Survei indeks toleransi keberagaman umat beragama tahun 2019 di Kota Kediri menunjukkan kenaikan dari 3,76 (tahun 2018) menjadi 3,91 kategori tinggi. Pembacaan angka indeks tersebut tinggi untuk angka 3,4-4,1 dan sangat tinggi untuk angka 4,2-5,0. Indeks toleransi beragama dengan parameter nilai toleransi (3,82), nilai kesetaraan (4,04 kategori sangat tinggi), dan nilai kebijakan yang sangat tinggi yaitu 4,03.
Hal tersebut mencerminkan bahwa masyarakat Kota Kediri memiliki toleransi yang sangat tinggi antar umat beragama. Menurut data BPS Kota Kediri, mayoritas penduduk Kota Kediri beragaman Islam (91,56%). Sedangkan untuk Kristen 5,71%, Katholik 2,22%, dan Budha 0,40% selebihnya beragama Hindu, Khonghucu dan lainnya.
“Keberagaman yang ada di Kota Kediri cukup baik dan toleransi antarumat beragama cukup terjaga dan sudah terbukti selama ini bahwa Kota Kediri aman dan kondusif,” kata Prajitno Sutikno, FKUB Khong Hu Cu, Kepada Kantor Berita satuwarta.id, Jumat (12/2).
Dalam mengambil kebijakan, terlebih dalam masa pandemi, Walikota Kediri sering melibatkan tokoh lintas agama di Kota Kediri. Mulai dari kebijakan tentang peribadatan sampai pada pernikahan untuk mencegah penyebaran virus Covid-19 selalu berkoordinasi dengan PAUB PK (Persepsi Paguyuban Antar Umat Beragama Penghayat Kepercayaan), FKUB (Forum Kerukunan antar Umat Beragama) dan PaLM (Paguyuban Lintas Masyarakat) Kota Kediri.
Walikota Kediri, Abdullah Abu Bakar pernah menyampaikan bahwa saat ini zamannya kolaborasi, kemajuan pembangunan kota dilaksanakan bersama berbagai elemen. keberagaman merupakan aset yang harus dijaga, sehingga kebersamaan ini harus dirajut bersama-sama.

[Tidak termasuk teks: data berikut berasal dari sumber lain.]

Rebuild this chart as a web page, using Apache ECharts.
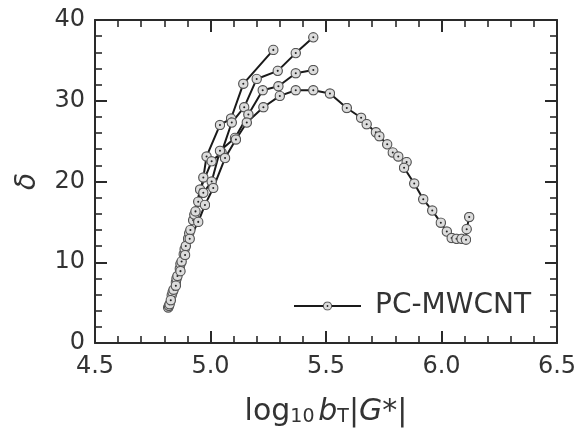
<!DOCTYPE html>
<html>
<head>
<meta charset="utf-8">
<script src="https://cdn.jsdelivr.net/npm/echarts@6/dist/echarts.min.js"></script>
<style>html,body{margin:0;padding:0;background:#fff}#c{width:580px;height:433px}</style>
</head>
<body>
<div id="c"></div>
<script>
// data: [log10 bT|G*|, delta]
const seriesName = 'PC-MWCNT';
const curveA = [[4.817,4.4],[4.832,5.9],[4.85,7.5],[4.867,9.2],[4.884,11.0],[4.903,12.9],[4.925,15.2],[4.947,17.5],[4.969,20.5],[4.983,23.1],[5.041,27.0],[5.089,27.8],[5.142,32.1],[5.272,36.3]];
const curveB = [[4.82,4.6],[4.836,6.3],[4.853,8.0],[4.87,9.8],[4.888,11.6],[4.908,13.6],[4.93,15.9],[4.955,19.0],[5.005,22.5],[5.048,23.6],[5.092,27.3],[5.146,29.2],[5.2,32.7],[5.291,33.7],[5.369,35.9],[5.445,37.85]];
const curveC = [[4.823,4.8],[4.84,6.6],[4.857,8.3],[4.875,10.1],[4.893,12.0],[4.913,14.0],[4.935,16.3],[4.969,18.6],[5.005,20.0],[5.041,23.8],[5.106,25.4],[5.164,28.3],[5.226,31.3],[5.294,31.8],[5.369,33.4],[5.445,33.8]];
const curveD = [[4.828,5.3],[4.85,7.1],[4.87,8.9],[4.89,10.9],[4.91,12.9],[4.947,15.0],[4.976,17.1],[5.012,19.2],[5.063,22.9],[5.11,25.2],[5.157,27.3],[5.229,29.2],[5.30,30.6],[5.369,31.3],[5.445,31.3],[5.517,30.9],[5.59,29.1],[5.652,27.9],[5.676,27.1],[5.716,26.1],[5.731,25.6],[5.765,24.6],[5.789,23.6],[5.813,23.1],[5.849,22.4],[5.838,21.7],[5.882,19.75],[5.921,17.8],[5.96,16.4],[5.997,14.9],[6.023,13.8],[6.044,13.0],[6.065,12.9],[6.087,12.9],[6.106,12.8],[6.109,14.1],[6.12,15.6]];
const curves = [curveA, curveB, curveC, curveD];

const xMin = 4.5, xMax = 6.5, xStep = 0.5;
const yMin = 0, yMax = 40, yStep = 10;

const axisColor = '#2a2a2a';
const txtColor = '#333';
const font = 'DejaVu Sans';

const svg = "<svg xmlns='http://www.w3.org/2000/svg' width='24' height='24'><circle cx='12' cy='12' r='10.2' fill='%23dcdcdc' stroke='%23555' stroke-width='2.6'/><circle cx='12' cy='12' r='2.2' fill='%23222'/></svg>";
const sym = 'image://data:image/svg+xml;utf8,' + svg;

function xAx(pos, show) {
  return {
    type: 'value', position: pos, min: xMin, max: xMax, interval: xStep,
    axisLine: {show: true, onZero: false, lineStyle: {color: axisColor, width: 2}},
    axisTick: {show: true, inside: true, length: 12, lineStyle: {color: axisColor, width: 2}},
    minorTick: {show: true, splitNumber: 5, length: 7, lineStyle: {color: axisColor, width: 1.6}},
    splitLine: {show: false},
    axisLabel: {show: show, margin: 12, color: txtColor, fontSize: 24, fontFamily: font,
      formatter: v => v.toFixed(1)},
  };
}
function yAx(pos, show) {
  return {
    type: 'value', position: pos, min: yMin, max: yMax, interval: yStep,
    axisLine: {show: true, onZero: false, lineStyle: {color: axisColor, width: 2}},
    axisTick: {show: true, inside: true, length: 12, lineStyle: {color: axisColor, width: 2}},
    minorTick: {show: true, splitNumber: 5, length: 7, lineStyle: {color: axisColor, width: 1.6}},
    splitLine: {show: false},
    axisLabel: {show: show, margin: 10, color: txtColor, fontSize: 24, fontFamily: font},
  };
}

const xMain = xAx('bottom', true);
xMain.name = '{r|log}{s|10} {i|b}{s|T}{r||}{i|G}{r|*|}';
xMain.nameLocation = 'middle';
xMain.nameGap = 50;
xMain.nameTextStyle = {
  color: txtColor, fontFamily: font,
  rich: {
    r: {fontSize: 30, fontFamily: font, color: txtColor, lineHeight: 34, verticalAlign: 'bottom'},
    i: {fontSize: 30, fontFamily: font, fontStyle: 'italic', color: txtColor, lineHeight: 34, verticalAlign: 'bottom'},
    s: {fontSize: 19, fontFamily: font, color: txtColor, lineHeight: 12, verticalAlign: 'bottom'}
  }
};
const yMain = yAx('left', true);
yMain.name = 'δ';
yMain.nameLocation = 'middle';
yMain.nameGap = 53;
yMain.nameRotate = 90;
yMain.nameTextStyle = {color: txtColor, fontFamily: font, fontSize: 28, fontStyle: 'italic'};

const chart = echarts.init(document.getElementById('c'), null, {renderer: 'canvas'});
chart.setOption({
  animation: false,
  backgroundColor: '#fff',
  grid: {left: 95, right: 23, top: 20, bottom: 90},
  xAxis: [xMain, xAx('top', false)],
  yAxis: [yMain, yAx('right', false)],
  legend: {
    data: [seriesName], left: 288, top: 287, itemWidth: 67, itemHeight: 12, itemGap: 10,
    textStyle: {fontSize: 28, fontFamily: font, color: txtColor, padding: [0, 0, 0, 9]}
  },
  series: curves.map(c => ({
    name: seriesName, type: 'line', data: c, xAxisIndex: 0, yAxisIndex: 0,
    symbol: sym, symbolSize: 11, showAllSymbol: true,
    lineStyle: {color: '#1a1a1a', width: 2},
    itemStyle: {color: '#1a1a1a'},
    z: 3
  }))
});
</script>
</body>
</html>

Apabila terdengar isu-isu yang mengarah isu SARA maka harus segera dilaksanakan klarifikasi atau cek kebenaran isu. Apalagi pada era media sosial, informasi yang membanjir dan terkadang tidak terverifikasi. Harapannya, umat beragama tidak mudah terjebak berita hoax yang memecah kerukunan yang sudah terjalin.